··· Dataset content

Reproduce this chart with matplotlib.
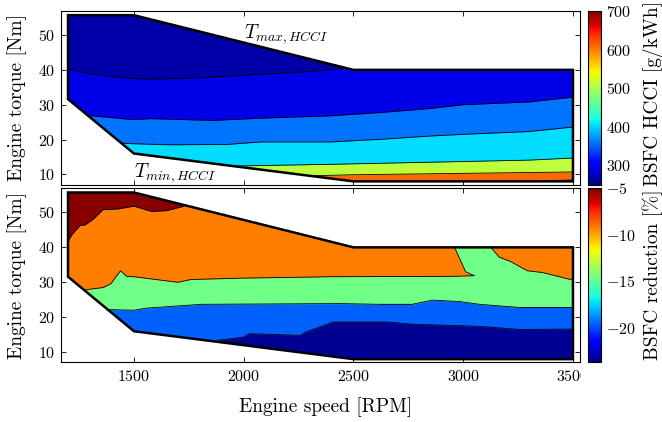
import numpy as np
import matplotlib
matplotlib.use("Agg")
import matplotlib.pyplot as plt
from matplotlib.patches import Polygon, Rectangle
from matplotlib.colors import Normalize
from matplotlib.cm import ScalarMappable

plt.rcParams["font.family"] = "serif"
plt.rcParams["font.serif"] = ["cmr10"]
plt.rcParams["mathtext.fontset"] = "cm"
plt.rcParams["axes.formatter.use_mathtext"] = True
plt.rcParams["axes.unicode_minus"] = True

# HCCI operating region (speed [rpm], torque [Nm])
region_speed = [1200, 1500, 2500, 3500, 3500, 2500, 1500, 1200]
region_torque = [55.7, 55.7, 40.0, 40.0, 8.0, 8.0, 16.0, 31.6]

# ---- top: BSFC HCCI [g/kWh], band values and band boundaries (top to bottom)
bsfc_band_values = [267, 292, 358, 403, 511, 610, 680]

bsfc_b1_speed = [1200, 1300, 1400, 1500, 1575, 1700, 1815, 2040, 2250, 2440, 2520, 3500]
bsfc_b1_torque = [40.2, 38.9, 38.0, 37.5, 37.3, 37.5, 37.8, 38.6, 39.3, 40.3, 41.5, 42.0]

bsfc_b2_speed = [1200, 1295, 1500, 1575, 1860, 2100, 2390, 2630, 2845, 3000, 3300, 3500]
bsfc_b2_torque = [27.5, 26.9, 25.7, 26.0, 25.5, 26.2, 26.8, 27.8, 28.9, 30.0, 30.8, 32.2]

bsfc_b3_speed = [1200, 1400, 1500, 1665, 1925, 2075, 2390, 2630, 2845, 3000, 3300, 3500]
bsfc_b3_torque = [19.5, 19.1, 18.8, 18.5, 18.6, 19.3, 19.3, 20.1, 21.0, 21.5, 22.3, 23.6]

bsfc_b4_speed = [1200, 1900, 1950, 2400, 2850, 3300, 3500]
bsfc_b4_torque = [5.0, 12.0, 12.4, 12.9, 13.5, 14.1, 14.7]

bsfc_b5_speed = [1200, 2200, 2300, 2500, 3000, 3500]
bsfc_b5_torque = [5.0, 9.0, 9.6, 9.9, 10.3, 10.7]

bsfc_b6_speed = [1200, 3200, 3500]
bsfc_b6_torque = [5.0, 7.9, 8.4]

# ---- bottom: BSFC reduction [%], band values and band boundaries
red_band_values = [-5.2, -9.2, -14.6, -19.6, -23.4]

red_r1_speed = [1200, 1217, 1255, 1277, 1315, 1359, 1428, 1500, 1580, 1648, 1723, 1760, 3500]
red_r1_torque = [41.7, 43.6, 46.3, 46.4, 48.1, 50.8, 51.0, 51.8, 50.3, 50.5, 51.7, 53.5, 60.0]

red_og_speed = [1200, 1285, 1360, 1395, 1439, 1467, 1500, 1600, 1700, 1760, 2000, 2400, 2950, 3050]
red_og_torque = [24.0, 27.9, 28.5, 29.6, 33.3, 31.7, 31.6, 30.8, 30.0, 30.8, 31.2, 31.6, 31.7, 31.9]

red_tongue_speed = [2959, 2997, 3011, 3050]
red_tongue_torque = [40.2, 35.0, 33.0, 31.9]

red_og2_speed = [3122, 3126, 3164, 3217, 3292, 3361, 3482, 3500]
red_og2_torque = [41.0, 40.0, 37.2, 35.9, 33.3, 32.8, 30.9, 30.8]

red_gb_speed = [1200, 1380, 1500, 1555, 1809, 2436, 2618, 2768, 2860, 2982, 3073, 3255, 3500]
red_gb_torque = [15.0, 22.2, 22.0, 22.6, 23.7, 23.9, 23.7, 23.7, 24.9, 24.5, 23.7, 22.8, 22.8]

red_bn_speed = [1200, 1860, 1997, 2027, 2255, 2285, 2406, 2618, 2664, 2768, 3073, 3255, 3500]
red_bn_torque = [5.0, 13.2, 14.3, 15.3, 14.8, 15.8, 18.6, 18.6, 18.6, 18.0, 17.4, 16.5, 16.6]

cmap = plt.get_cmap("jet")
norm_bsfc = Normalize(250, 700)
norm_red = Normalize(-23.7, -5)


def outline(ax):
    poly = Polygon(np.column_stack([region_speed, region_torque]), closed=True,
                   facecolor="none", edgecolor="black", lw=1.8, zorder=5,
                   joinstyle="miter")
    ax.add_patch(poly)
    return poly


def band(ax, clip, x, y, color, lower=0.0):
    f = ax.fill_between(x, lower, y, color=color, lw=0, zorder=1)
    f.set_clip_path(clip)


def edge(ax, clip, x, y):
    (ln,) = ax.plot(x, y, color="black", lw=0.6, zorder=3)
    ln.set_clip_path(clip)


def style(ax):
    ax.set_xlim(1168, 3532)
    ax.set_ylim(7.1, 56.9)
    ax.set_xticks([1500, 2000, 2500, 3000, 3500])
    ax.set_yticks([10, 20, 30, 40, 50])
    ax.tick_params(direction="in", top=True, right=True, length=3.5,
                   width=0.6, labelsize=11.5)
    ax.tick_params(axis="y", pad=4)
    ax.tick_params(axis="x", pad=5)
    for s in ax.spines.values():
        s.set_linewidth(0.8)
    ax.set_ylabel("Engine torque [Nm]", fontsize=14)
    ax.yaxis.set_label_coords(-0.0655, 0.5)


fig = plt.figure(figsize=(6.62, 4.22), dpi=100)
ax1 = fig.add_axes([61 / 662, 1 - 184.5 / 422, 519 / 662, 173.5 / 422])
ax2 = fig.add_axes([61 / 662, 1 - 362.3 / 422, 519 / 662, 174 / 422])
cax1 = fig.add_axes([588 / 662, 1 - 184.5 / 422, 13 / 662, 173.5 / 422])
cax2 = fig.add_axes([588 / 662, 1 - 362.3 / 422, 13 / 662, 174 / 422])

# top panel
clip1 = outline(ax1)
top_cols = [cmap(norm_bsfc(v)) for v in bsfc_band_values]
band(ax1, clip1, [1200, 3500], [60, 60], top_cols[0])
top_bounds = [(bsfc_b1_speed, bsfc_b1_torque), (bsfc_b2_speed, bsfc_b2_torque),
              (bsfc_b3_speed, bsfc_b3_torque), (bsfc_b4_speed, bsfc_b4_torque),
              (bsfc_b5_speed, bsfc_b5_torque), (bsfc_b6_speed, bsfc_b6_torque)]
for (bx, by), c in zip(top_bounds, top_cols[1:]):
    band(ax1, clip1, bx, by, c)
for bx, by in top_bounds:
    edge(ax1, clip1, bx, by)
ax1.text(2000, 50.2, r"$T_{max,HCCI}$", fontsize=14, ha="left", va="center")
ax1.text(1500, 10.3, r"$T_{min,HCCI}$", fontsize=14, ha="left", va="center")
style(ax1)
ax1.tick_params(labelbottom=False)

# bottom panel
clip2 = outline(ax2)
bot_cols = [cmap(norm_red(v)) for v in red_band_values]
band(ax2, clip2, [1200, 3500], [60, 60], bot_cols[0])
band(ax2, clip2, red_r1_speed, red_r1_torque, bot_cols[1])
band(ax2, clip2, red_og_speed, red_og_torque, bot_cols[2])
band(ax2, clip2, [3048, 3132], [45, 45], bot_cols[2])
band(ax2, clip2, red_og2_speed, red_og2_torque, bot_cols[2])
band(ax2, clip2, red_tongue_speed, [45] * len(red_tongue_speed), bot_cols[2],
     lower=red_tongue_torque)
band(ax2, clip2, red_gb_speed, red_gb_torque, bot_cols[3])
band(ax2, clip2, red_bn_speed, red_bn_torque, bot_cols[4])
for bx, by in [(red_r1_speed, red_r1_torque), (red_og_speed, red_og_torque),
               (red_tongue_speed, red_tongue_torque), (red_og2_speed, red_og2_torque),
               (red_gb_speed, red_gb_torque), (red_bn_speed, red_bn_torque)]:
    edge(ax2, clip2, bx, by)
style(ax2)
ax2.set_xlabel("Engine speed [RPM]", fontsize=14)
ax2.xaxis.set_label_coords(0.51, -0.2)

# colorbars
cb1 = fig.colorbar(ScalarMappable(norm_bsfc, cmap), cax=cax1)
cb1.set_ticks([300, 400, 500, 600, 700])
cb2 = fig.colorbar(ScalarMappable(norm_red, cmap), cax=cax2)
cb2.set_ticks([-20, -15, -10, -5])
for cb in (cb1, cb2):
    cb.outline.set_linewidth(0.8)
    cb.ax.tick_params(length=0, labelsize=11.5, pad=3.5)
fig.text(653 / 662, 1 - 93 / 422, "BSFC HCCI [g/kWh]", rotation=90,
         ha="center", va="center", fontsize=14)
fig.text(653 / 662, 1 - 275 / 422, "BSFC reduction [%]", rotation=90,
         ha="center", va="center", fontsize=14)

# the last x tick label is partly hidden behind the colorbar area
fig.add_artist(Rectangle((581 / 662, 1 - 392 / 422), 7 / 662, 27 / 422,
                         transform=fig.transFigure, facecolor="white",
                         edgecolor="none", zorder=10))

fig.savefig("out.png", dpi=100)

······

Write out each line of the listing above, exactly, from its first line to the line holding "red_tongue_torque = [40.2, 35.0, 33.0, 31.9]", inclusive. Skip the pictures.

Reproduce this chart with matplotlib.
import numpy as np
import matplotlib
matplotlib.use("Agg")
import matplotlib.pyplot as plt
from matplotlib.patches import Polygon, Rectangle
from matplotlib.colors import Normalize
from matplotlib.cm import ScalarMappable

plt.rcParams["font.family"] = "serif"
plt.rcParams["font.serif"] = ["cmr10"]
plt.rcParams["mathtext.fontset"] = "cm"
plt.rcParams["axes.formatter.use_mathtext"] = True
plt.rcParams["axes.unicode_minus"] = True

# HCCI operating region (speed [rpm], torque [Nm])
region_speed = [1200, 1500, 2500, 3500, 3500, 2500, 1500, 1200]
region_torque = [55.7, 55.7, 40.0, 40.0, 8.0, 8.0, 16.0, 31.6]

# ---- top: BSFC HCCI [g/kWh], band values and band boundaries (top to bottom)
bsfc_band_values = [267, 292, 358, 403, 511, 610, 680]

bsfc_b1_speed = [1200, 1300, 1400, 1500, 1575, 1700, 1815, 2040, 2250, 2440, 2520, 3500]
bsfc_b1_torque = [40.2, 38.9, 38.0, 37.5, 37.3, 37.5, 37.8, 38.6, 39.3, 40.3, 41.5, 42.0]

bsfc_b2_speed = [1200, 1295, 1500, 1575, 1860, 2100, 2390, 2630, 2845, 3000, 3300, 3500]
bsfc_b2_torque = [27.5, 26.9, 25.7, 26.0, 25.5, 26.2, 26.8, 27.8, 28.9, 30.0, 30.8, 32.2]

bsfc_b3_speed = [1200, 1400, 1500, 1665, 1925, 2075, 2390, 2630, 2845, 3000, 3300, 3500]
bsfc_b3_torque = [19.5, 19.1, 18.8, 18.5, 18.6, 19.3, 19.3, 20.1, 21.0, 21.5, 22.3, 23.6]

bsfc_b4_speed = [1200, 1900, 1950, 2400, 2850, 3300, 3500]
bsfc_b4_torque = [5.0, 12.0, 12.4, 12.9, 13.5, 14.1, 14.7]

bsfc_b5_speed = [1200, 2200, 2300, 2500, 3000, 3500]
bsfc_b5_torque = [5.0, 9.0, 9.6, 9.9, 10.3, 10.7]

bsfc_b6_speed = [1200, 3200, 3500]
bsfc_b6_torque = [5.0, 7.9, 8.4]

# ---- bottom: BSFC reduction [%], band values and band boundaries
red_band_values = [-5.2, -9.2, -14.6, -19.6, -23.4]

red_r1_speed = [1200, 1217, 1255, 1277, 1315, 1359, 1428, 1500, 1580, 1648, 1723, 1760, 3500]
red_r1_torque = [41.7, 43.6, 46.3, 46.4, 48.1, 50.8, 51.0, 51.8, 50.3, 50.5, 51.7, 53.5, 60.0]

red_og_speed = [1200, 1285, 1360, 1395, 1439, 1467, 1500, 1600, 1700, 1760, 2000, 2400, 2950, 3050]
red_og_torque = [24.0, 27.9, 28.5, 29.6, 33.3, 31.7, 31.6, 30.8, 30.0, 30.8, 31.2, 31.6, 31.7, 31.9]

red_tongue_speed = [2959, 2997, 3011, 3050]
red_tongue_torque = [40.2, 35.0, 33.0, 31.9]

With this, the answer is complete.